De l’importance de se détacher du mythe du grand amour
L’universitaire décrit le mythe du grand amour comme une simple histoire qui – inventée pour magnifier nos besoins de reproduction – ne devrait pas constituer l’alpha et l’oméga de nos existences.
Selon la spécialiste, l’importance que l’on y accorde, ou la manière dont on le manifeste résulte également de notre milieu social, de notre éducation ou encore de nos expériences personnelles, elles-mêmes culturellement construites.
“Mes parents ont divorcé quand j’étais adolescente… et j’ai toujours eu la sensation que ma mère était bien plus heureuse que pendant mes jeunes années. J’imagine que ça a dû jouer dans ma décision”, commente Virginie.
Pourtant notre psychologue reste un brin sceptique. “Jusqu’à aujourd’hui je n’ai jamais reçu ou rencontrer une personne se disant à 100% heureuse en étant célibataire. Le choix peut être effectivement assumé mais avec des épisodes de souffrance”, souligne-t-elle, précisant qu’un.e confident-e ou un thérapeute peut bien entendu aider à les traverser.

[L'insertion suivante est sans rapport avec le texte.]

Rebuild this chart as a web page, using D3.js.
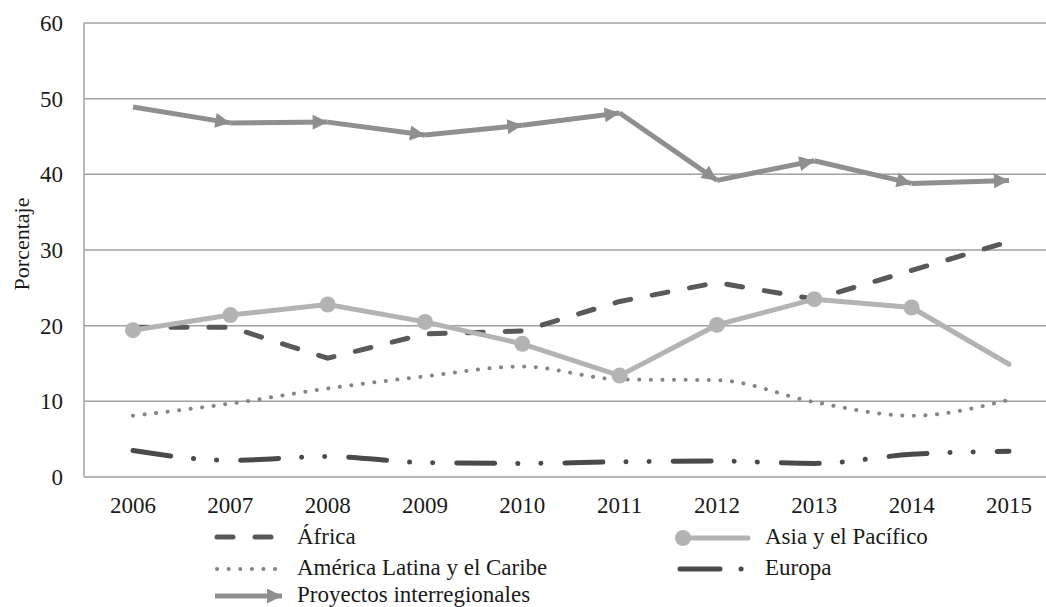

Un constat que confirme Laura Warrell à la fin de son essai. “Depuis que j’ai pris cette décision, il y a eu des bons et des mauvais jours. Ce qui était aussi le cas quand j’étais mariée ou quand je recherchais un nouveau partenaire”, souligne-t-elle précisant qu’elle espère tout de même rencontrer un jour “un mec bien”. “Mais peu importe si quelqu’un arrive dans ma vie ou non, je veux la vivre pleinement”, philosophe l’américaine.